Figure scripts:
>> BEGIN
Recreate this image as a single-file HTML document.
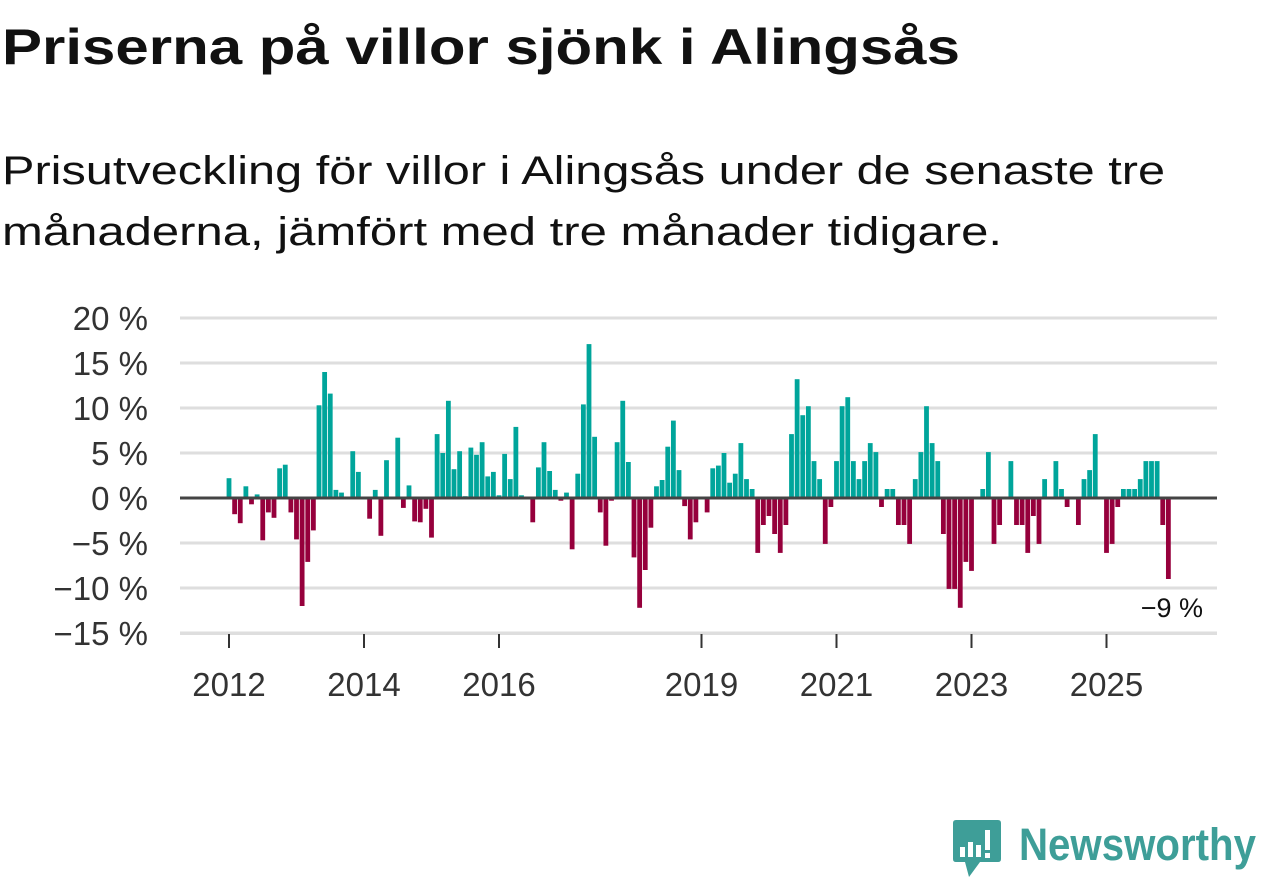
<!DOCTYPE html>
<html><head><meta charset="utf-8"><style>
html,body{margin:0;padding:0;background:#fff;width:1262px;height:879px;overflow:hidden}
svg{display:block;font-family:"Liberation Sans",sans-serif}
</style></head><body>
<svg id="chart" width="1262" height="879" viewBox="0 0 1262 879">
<text x="2" y="64" font-size="50" font-weight="bold" fill="#111" textLength="958" lengthAdjust="spacingAndGlyphs">Priserna på villor sjönk i Alingsås</text>
<text x="2" y="184" font-size="40" fill="#111" textLength="1163" lengthAdjust="spacingAndGlyphs">Prisutveckling för villor i Alingsås under de senaste tre</text>
<text x="2" y="245" font-size="40" fill="#111" textLength="1000" lengthAdjust="spacingAndGlyphs">månaderna, jämfört med tre månader tidigare.</text>
<g id="grid"></g>
<g id="bars"></g>
<line x1="180" x2="1217" y1="498" y2="498" stroke="#444" stroke-width="3"/>
<g id="xaxis"></g>
<text x="1203" y="617" font-size="27" fill="#111" text-anchor="end">−9 %</text>
<g>
<path d="M956 820 H998 Q1001 820 1001 823 V859 Q1001 862 998 862 H980 L969 877 L965 862 H956 Q953 862 953 859 V823 Q953 820 956 820 Z" fill="#3e9e98"/>
<rect x="960" y="847" width="5" height="10" fill="#fff"/><rect x="968" y="842" width="5" height="15" fill="#fff"/><rect x="976" y="845" width="5" height="12" fill="#fff"/><rect x="985" y="830" width="5" height="20" fill="#fff"/><rect x="985" y="853" width="5" height="5" fill="#fff"/>
<text x="1019" y="860" font-size="45" font-weight="bold" fill="#3e9e98" textLength="237" lengthAdjust="spacingAndGlyphs">Newsworthy</text>
</g>
</svg>
<script>
const values = [2.2,-1.8,-2.8,1.3,-0.7,0.4,-4.7,-1.6,-2.2,3.3,3.7,-1.6,-4.6,-12,-7.1,-3.6,10.3,14.0,11.6,0.9,0.6,0,5.2,2.9,0,-2.3,0.9,-4.2,4.2,0,6.7,-1.1,1.4,-2.6,-2.7,-1.2,-4.4,7.1,5.0,10.8,3.2,5.2,0.2,5.6,4.8,6.2,2.4,2.9,0.3,4.9,2.1,7.9,0.3,0,-2.7,3.4,6.2,3.0,0.9,-0.3,0.6,-5.7,2.7,10.4,17.1,6.8,-1.6,-5.3,-0.3,6.2,10.8,4.0,-6.6,-12.2,-8.0,-3.3,1.3,2.0,5.7,8.6,3.1,-0.9,-4.6,-2.7,0,-1.6,3.3,3.6,5.0,1.7,2.7,6.1,2.1,1.0,-6.1,-3.0,-2.0,-4.0,-6.1,-3.0,7.1,13.2,9.2,10.2,4.1,2.1,-5.1,-1.0,4.1,10.2,11.2,4.1,2.1,4.1,6.1,5.1,-1.0,1.0,1.0,-3.0,-3.0,-5.1,2.1,5.1,10.2,6.1,4.1,-4.0,-10.1,-10.1,-12.2,-7.1,-8.1,0,1.0,5.1,-5.1,-3.0,0,4.1,-3.0,-3.0,-6.1,-2.0,-5.1,2.1,0,4.1,1.0,-1.0,0,-3.0,2.1,3.1,7.1,0,-6.1,-5.1,-1.0,1.0,1.0,1.0,2.1,4.1,4.1,4.1,-3.0,-9.0];
const startYear = 2012;
const yTicks = [20,15,10,5,0,-5,-10,-15];
const yTickLabels = ["20 %","15 %","10 %","5 %","0 %","−5 %","−10 %","−15 %"];
const xTickYears = [2012,2014,2016,2019,2021,2023,2025];
const NS="http://www.w3.org/2000/svg";
const y = v => 498 - v*9;
const x = i => 229 + i*5.625;
const xYear = yr => x((yr-startYear)*12);
const grid=document.getElementById('grid');
yTicks.forEach((t,k)=>{
  if(t!==0){const l=document.createElementNS(NS,'line');
  l.setAttribute('x1',180);l.setAttribute('x2',1217);l.setAttribute('y1',y(t));l.setAttribute('y2',y(t));
  l.setAttribute('stroke','#dedede');l.setAttribute('stroke-width',3);
  
  
  grid.appendChild(l);}
  const tx=document.createElementNS(NS,'text');
  tx.setAttribute('x',148);tx.setAttribute('y',y(t)+12);tx.setAttribute('text-anchor','end');
  tx.setAttribute('font-size',33);tx.setAttribute('fill','#333');tx.textContent=yTickLabels[k];
  
  
  grid.appendChild(tx);
});
const bars=document.getElementById('bars');
values.forEach((v,i)=>{
  if(v===0)return;
  const r=document.createElementNS(NS,'rect');
  r.setAttribute('x',x(i)-2.4);r.setAttribute('width',4.8);
  r.setAttribute('y',v>0?y(v):498);r.setAttribute('height',Math.abs(v)*9);
  r.setAttribute('fill',v>0?'#00a59b':'#96003c');
  
  
  bars.appendChild(r);
});
const xa=document.getElementById('xaxis');
const base=document.createElementNS(NS,'line');
base.setAttribute('x1',180);base.setAttribute('x2',1217);base.setAttribute('y1',634);base.setAttribute('y2',634);
base.setAttribute('stroke','#dedede');base.setAttribute('stroke-width',2);


xa.appendChild(base);
xTickYears.forEach(yr=>{
  const l=document.createElementNS(NS,'line');
  l.setAttribute('x1',xYear(yr));l.setAttribute('x2',xYear(yr));l.setAttribute('y1',634);l.setAttribute('y2',648);
  l.setAttribute('stroke','#333');l.setAttribute('stroke-width',2);
  
  
  xa.appendChild(l);
  const t=document.createElementNS(NS,'text');
  t.setAttribute('x',xYear(yr));t.setAttribute('y',696);t.setAttribute('text-anchor','middle');
  t.setAttribute('font-size',33);t.setAttribute('fill','#333');t.textContent=yr;
  
  
  xa.appendChild(t);
});
</script>
</body></html>
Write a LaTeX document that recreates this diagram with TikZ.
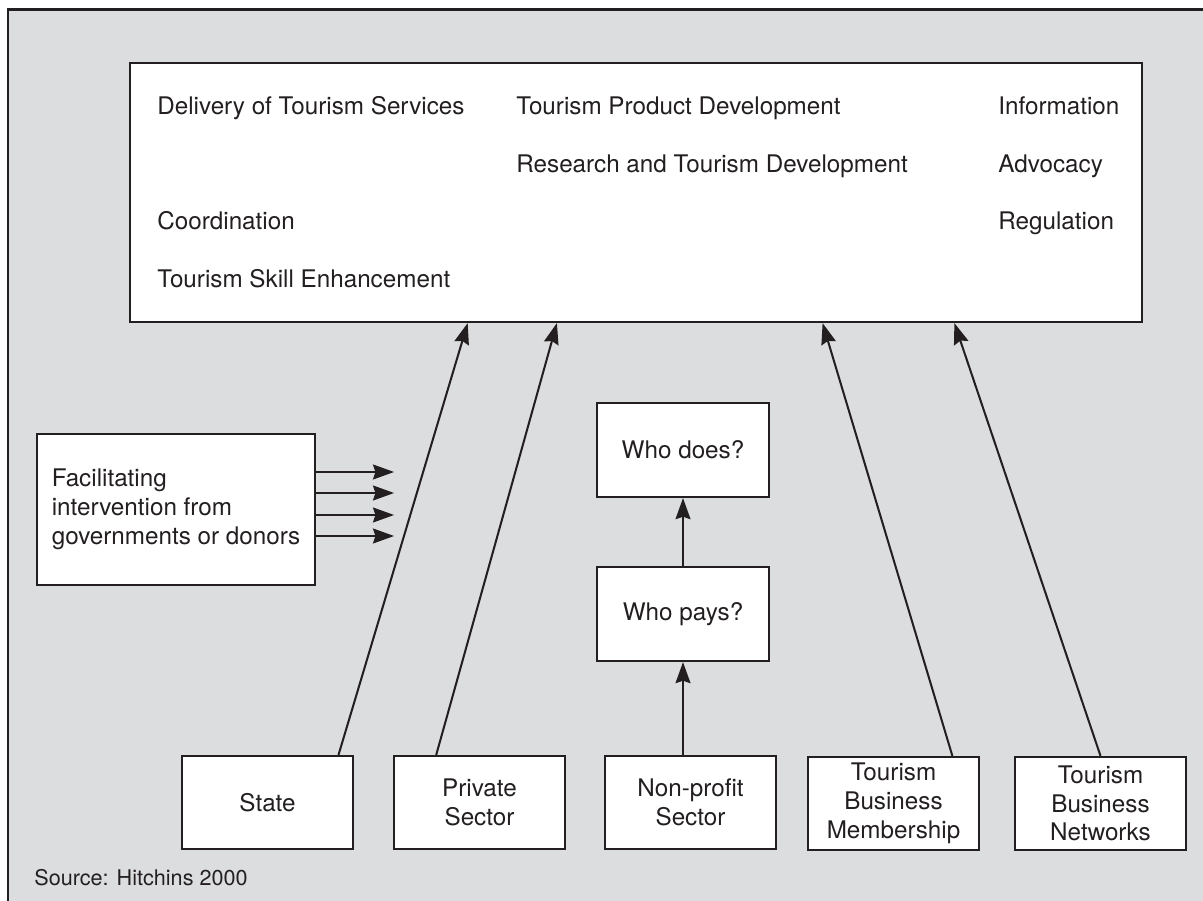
>> END
#### Exercise description:
Your task is to repeat the data above exactly while excluding the pictures.

#### Exercise solution:
Recreate this image as a single-file HTML document.
<!DOCTYPE html>
<html><head><meta charset="utf-8"><style>
html,body{margin:0;padding:0;background:#fff;width:1262px;height:879px;overflow:hidden}
svg{display:block;font-family:"Liberation Sans",sans-serif}
</style></head><body>
<svg id="chart" width="1262" height="879" viewBox="0 0 1262 879">
<text x="2" y="64" font-size="50" font-weight="bold" fill="#111" textLength="958" lengthAdjust="spacingAndGlyphs">Priserna på villor sjönk i Alingsås</text>
<text x="2" y="184" font-size="40" fill="#111" textLength="1163" lengthAdjust="spacingAndGlyphs">Prisutveckling för villor i Alingsås under de senaste tre</text>
<text x="2" y="245" font-size="40" fill="#111" textLength="1000" lengthAdjust="spacingAndGlyphs">månaderna, jämfört med tre månader tidigare.</text>
<g id="grid"></g>
<g id="bars"></g>
<line x1="180" x2="1217" y1="498" y2="498" stroke="#444" stroke-width="3"/>
<g id="xaxis"></g>
<text x="1203" y="617" font-size="27" fill="#111" text-anchor="end">−9 %</text>
<g>
<path d="M956 820 H998 Q1001 820 1001 823 V859 Q1001 862 998 862 H980 L969 877 L965 862 H956 Q953 862 953 859 V823 Q953 820 956 820 Z" fill="#3e9e98"/>
<rect x="960" y="847" width="5" height="10" fill="#fff"/><rect x="968" y="842" width="5" height="15" fill="#fff"/><rect x="976" y="845" width="5" height="12" fill="#fff"/><rect x="985" y="830" width="5" height="20" fill="#fff"/><rect x="985" y="853" width="5" height="5" fill="#fff"/>
<text x="1019" y="860" font-size="45" font-weight="bold" fill="#3e9e98" textLength="237" lengthAdjust="spacingAndGlyphs">Newsworthy</text>
</g>
</svg>
<script>
const values = [2.2,-1.8,-2.8,1.3,-0.7,0.4,-4.7,-1.6,-2.2,3.3,3.7,-1.6,-4.6,-12,-7.1,-3.6,10.3,14.0,11.6,0.9,0.6,0,5.2,2.9,0,-2.3,0.9,-4.2,4.2,0,6.7,-1.1,1.4,-2.6,-2.7,-1.2,-4.4,7.1,5.0,10.8,3.2,5.2,0.2,5.6,4.8,6.2,2.4,2.9,0.3,4.9,2.1,7.9,0.3,0,-2.7,3.4,6.2,3.0,0.9,-0.3,0.6,-5.7,2.7,10.4,17.1,6.8,-1.6,-5.3,-0.3,6.2,10.8,4.0,-6.6,-12.2,-8.0,-3.3,1.3,2.0,5.7,8.6,3.1,-0.9,-4.6,-2.7,0,-1.6,3.3,3.6,5.0,1.7,2.7,6.1,2.1,1.0,-6.1,-3.0,-2.0,-4.0,-6.1,-3.0,7.1,13.2,9.2,10.2,4.1,2.1,-5.1,-1.0,4.1,10.2,11.2,4.1,2.1,4.1,6.1,5.1,-1.0,1.0,1.0,-3.0,-3.0,-5.1,2.1,5.1,10.2,6.1,4.1,-4.0,-10.1,-10.1,-12.2,-7.1,-8.1,0,1.0,5.1,-5.1,-3.0,0,4.1,-3.0,-3.0,-6.1,-2.0,-5.1,2.1,0,4.1,1.0,-1.0,0,-3.0,2.1,3.1,7.1,0,-6.1,-5.1,-1.0,1.0,1.0,1.0,2.1,4.1,4.1,4.1,-3.0,-9.0];
const startYear = 2012;
const yTicks = [20,15,10,5,0,-5,-10,-15];
const yTickLabels = ["20 %","15 %","10 %","5 %","0 %","−5 %","−10 %","−15 %"];
const xTickYears = [2012,2014,2016,2019,2021,2023,2025];
const NS="http://www.w3.org/2000/svg";
const y = v => 498 - v*9;
const x = i => 229 + i*5.625;
const xYear = yr => x((yr-startYear)*12);
const grid=document.getElementById('grid');
yTicks.forEach((t,k)=>{
  if(t!==0){const l=document.createElementNS(NS,'line');
  l.setAttribute('x1',180);l.setAttribute('x2',1217);l.setAttribute('y1',y(t));l.setAttribute('y2',y(t));
  l.setAttribute('stroke','#dedede');l.setAttribute('stroke-width',3);
  
  
  grid.appendChild(l);}
  const tx=document.createElementNS(NS,'text');
  tx.setAttribute('x',148);tx.setAttribute('y',y(t)+12);tx.setAttribute('text-anchor','end');
  tx.setAttribute('font-size',33);tx.setAttribute('fill','#333');tx.textContent=yTickLabels[k];
  
  
  grid.appendChild(tx);
});
const bars=document.getElementById('bars');
values.forEach((v,i)=>{
  if(v===0)return;
  const r=document.createElementNS(NS,'rect');
  r.setAttribute('x',x(i)-2.4);r.setAttribute('width',4.8);
  r.setAttribute('y',v>0?y(v):498);r.setAttribute('height',Math.abs(v)*9);
  r.setAttribute('fill',v>0?'#00a59b':'#96003c');
  
  
  bars.appendChild(r);
});
const xa=document.getElementById('xaxis');
const base=document.createElementNS(NS,'line');
base.setAttribute('x1',180);base.setAttribute('x2',1217);base.setAttribute('y1',634);base.setAttribute('y2',634);
base.setAttribute('stroke','#dedede');base.setAttribute('stroke-width',2);


xa.appendChild(base);
xTickYears.forEach(yr=>{
  const l=document.createElementNS(NS,'line');
  l.setAttribute('x1',xYear(yr));l.setAttribute('x2',xYear(yr));l.setAttribute('y1',634);l.setAttribute('y2',648);
  l.setAttribute('stroke','#333');l.setAttribute('stroke-width',2);
  
  
  xa.appendChild(l);
  const t=document.createElementNS(NS,'text');
  t.setAttribute('x',xYear(yr));t.setAttribute('y',696);t.setAttribute('text-anchor','middle');
  t.setAttribute('font-size',33);t.setAttribute('fill','#333');t.textContent=yr;
  
  
  xa.appendChild(t);
});
</script>
</body></html>
Write a LaTeX document that recreates this diagram with TikZ.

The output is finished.